Affinity

class openTSNE.affinity.Affinities(verbose=False)[source]

Compute the affinities between samples.

t-SNE takes as input an affinity matrix \(P\), and does not really care about anything else from the data. This means we can use t-SNE for any data where we are able to express interactions between samples with an affinity matrix.

P

The \(N \times N\) affinity matrix expressing interactions between \(N\) initial data samples.

Type:array_like
verbose
Type:bool
to_new(data, return_distances=False)[source]

Compute the affinities of new samples to the initial samples.
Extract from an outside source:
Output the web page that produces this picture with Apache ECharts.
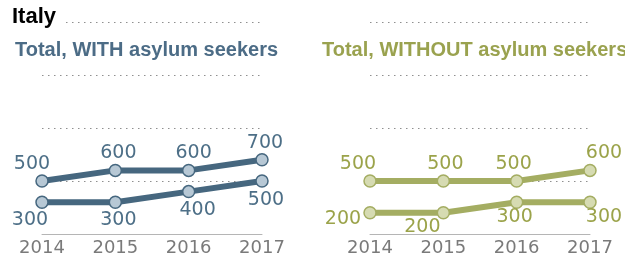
<!DOCTYPE html>
<html>
<head>
<meta charset="utf-8">
<script src="https://cdn.jsdelivr.net/npm/echarts@6/dist/echarts.min.js"></script>
<style>
  html, body { margin: 0; padding: 0; background: #fff; }
  #chart { width: 625px; height: 257px; }
</style>
</head>
<body>
<div id="chart"></div>
<script>
const years = ['2014', '2015', '2016', '2017']

// Total, WITH asylum seekers
const withUpper = [500, 600, 600, 700]
const withLower = [300, 300, 400, 500]
// Total, WITHOUT asylum seekers
const withoutUpper = [500, 500, 500, 600]
const withoutLower = [200, 200, 300, 300]

// label nudges (px) so numbers sit like the original
const offWithUpper = [[-10, -17], [3, -17], [5, -17], [3, -17]]
const offWithLower = [[-12, 18], [3, 18], [9, 18], [4, 19]]
const offWithoutUpper = [[-12, -17], [2, -17], [-3, -17], [14, -17]]
const offWithoutLower = [[-27, 6], [-21, 14], [-2, 15], [14, 15]]

const blue = '#46677f'
const blueFill = '#b7c8d5'
const olive = '#a4ad62'
const oliveFill = '#d6dbb2'

const chart = echarts.init(document.getElementById('chart'), null, { renderer: 'canvas' })

function withLabels(values, offsets) {
  return values.map((v, i) => ({
    value: v,
    label: { offset: offsets[i] }
  }))
}

function lineSeries(idx, values, offsets, color, fill, labelColor) {
  return {
    type: 'line',
    xAxisIndex: idx,
    yAxisIndex: idx,
    data: withLabels(values, offsets),
    symbol: 'circle',
    symbolSize: 12,
    lineStyle: { color, width: 6 },
    itemStyle: { color: fill, borderColor: color, borderWidth: 1.5 },
    label: {
      show: true,
      position: 'inside',
      color: labelColor,
      fontFamily: 'DejaVu Sans',
      fontSize: 19
    },
    emphasis: { disabled: true },
    silent: true,
    z: 3
  }
}

const dotted = { color: '#8f8f8f', width: 1, type: [1.5, 4.5] }

function xAxis(idx) {
  return {
    type: 'category',
    gridIndex: idx,
    data: years,
    boundaryGap: false,
    axisLine: { lineStyle: { color: '#b5b5b5', width: 1 } },
    axisTick: { show: false },
    axisLabel: { color: '#7a7a7a', fontFamily: 'DejaVu Sans', fontSize: 18, margin: 5 }
  }
}

function yAxis(idx) {
  return {
    type: 'value',
    gridIndex: idx,
    min: 0,
    max: 2000,
    interval: 500,
    axisLabel: { show: false },
    axisLine: { show: false },
    axisTick: { show: false },
    splitLine: { show: true, lineStyle: dotted }
  }
}

chart.setOption({
  backgroundColor: '#fff',
  animation: false,
  title: [
    {
      text: 'Italy',
      left: 10,
      top: 4,
      padding: [2, 8, 2, 2],
      backgroundColor: '#fff',
      textStyle: { fontFamily: 'Liberation Sans', fontWeight: 'bold', fontSize: 22, color: '#000' }
    },
    {
      text: 'Total, WITH asylum seekers',
      left: 13,
      top: 38,
      padding: 2,
      textStyle: { fontFamily: 'Liberation Sans', fontWeight: 'bold', fontSize: 20, color: '#4c6c86' }
    },
    {
      text: 'Total, WITHOUT asylum seekers',
      left: 320,
      top: 38,
      padding: 2,
      textStyle: { fontFamily: 'Liberation Sans', fontWeight: 'bold', fontSize: 20, color: '#9aa24f' }
    }
  ],
  grid: [
    { left: 42, right: 363, top: 22, bottom: 23 },
    { left: 370, right: 35, top: 22, bottom: 23 }
  ],
  xAxis: [xAxis(0), xAxis(1)],
  yAxis: [yAxis(0), yAxis(1)],
  series: [
    lineSeries(0, withUpper, offWithUpper, blue, blueFill, '#4d6f87'),
    lineSeries(0, withLower, offWithLower, blue, blueFill, '#4d6f87'),
    lineSeries(1, withoutUpper, offWithoutUpper, olive, oliveFill, '#9ba34a'),
    lineSeries(1, withoutLower, offWithoutLower, olive, oliveFill, '#9ba34a')
  ]
})
</script>
</body>
</html>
This is necessary for embedding new data points into an existing embedding.

Parameters:
  • data (np.ndarray) – The data points to be added to the existing embedding.
  • return_distances (bool) – If needed, the function can return the indices of the nearest neighbors and their corresponding distances.
Returns:

  • P (array_like) – An \(N \times M\) affinity matrix expressing interactions between \(N\) new data points the initial \(M\) data samples.
  • indices (np.ndarray) – Returned if return_distances=True. The indices of the \(k\) nearest neighbors in the existing embedding for every new data point.
  • distances (np.ndarray) – Returned if return_distances=True. The distances to the \(k\) nearest neighbors in the existing embedding for every new data point.

class openTSNE.affinity.PerplexityBasedNN(data, perplexity=30, method='auto', metric='euclidean', metric_params=None, symmetrize=True, n_jobs=1, random_state=None, verbose=False)[source]

Compute affinities using nearest neighbors.

Please see the Parameter guide for more information.

Parameters:
  • data (np.ndarray) – The data matrix.
  • perplexity (float) – Perplexity can be thought of as the continuous \(k\) number of nearest neighbors, for which t-SNE will attempt to preserve distances.
  • method (str) – Specifies the nearest neighbor method to use. Can be exact, annoy, pynndescent, approx, or auto (default). approx uses Annoy if the input data matrix is not a sparse object and if Annoy supports the given metric. Otherwise it uses Pynndescent. auto uses exact nearest neighbors for N<1000 and the same heuristic as approx for N>=1000.
  • metric (Union[str, Callable]) – The metric to be used to compute affinities between points in the original space.
  • metric_params (dict) – Additional keyword arguments for the metric function.
  • symmetrize (bool) – Symmetrize affinity matrix. Standard t-SNE symmetrizes the interactions but when embedding new data, symmetrization is not performed.
  • n_jobs (int) – The number of threads to use while running t-SNE. This follows the scikit-learn convention, -1 meaning all processors, -2 meaning all but one, etc.
  • random_state (Union[int, RandomState]) – If the value is an int, random_state is the seed used by the random number generator. If the value is a RandomState instance, then it will be used as the random number generator. If the value is None, the random number generator is the RandomState instance used by np.random.
  • verbose (bool) –
check_perplexity(perplexity)[source]
set_perplexity(new_perplexity)[source]

Change the perplexity of the affinity matrix.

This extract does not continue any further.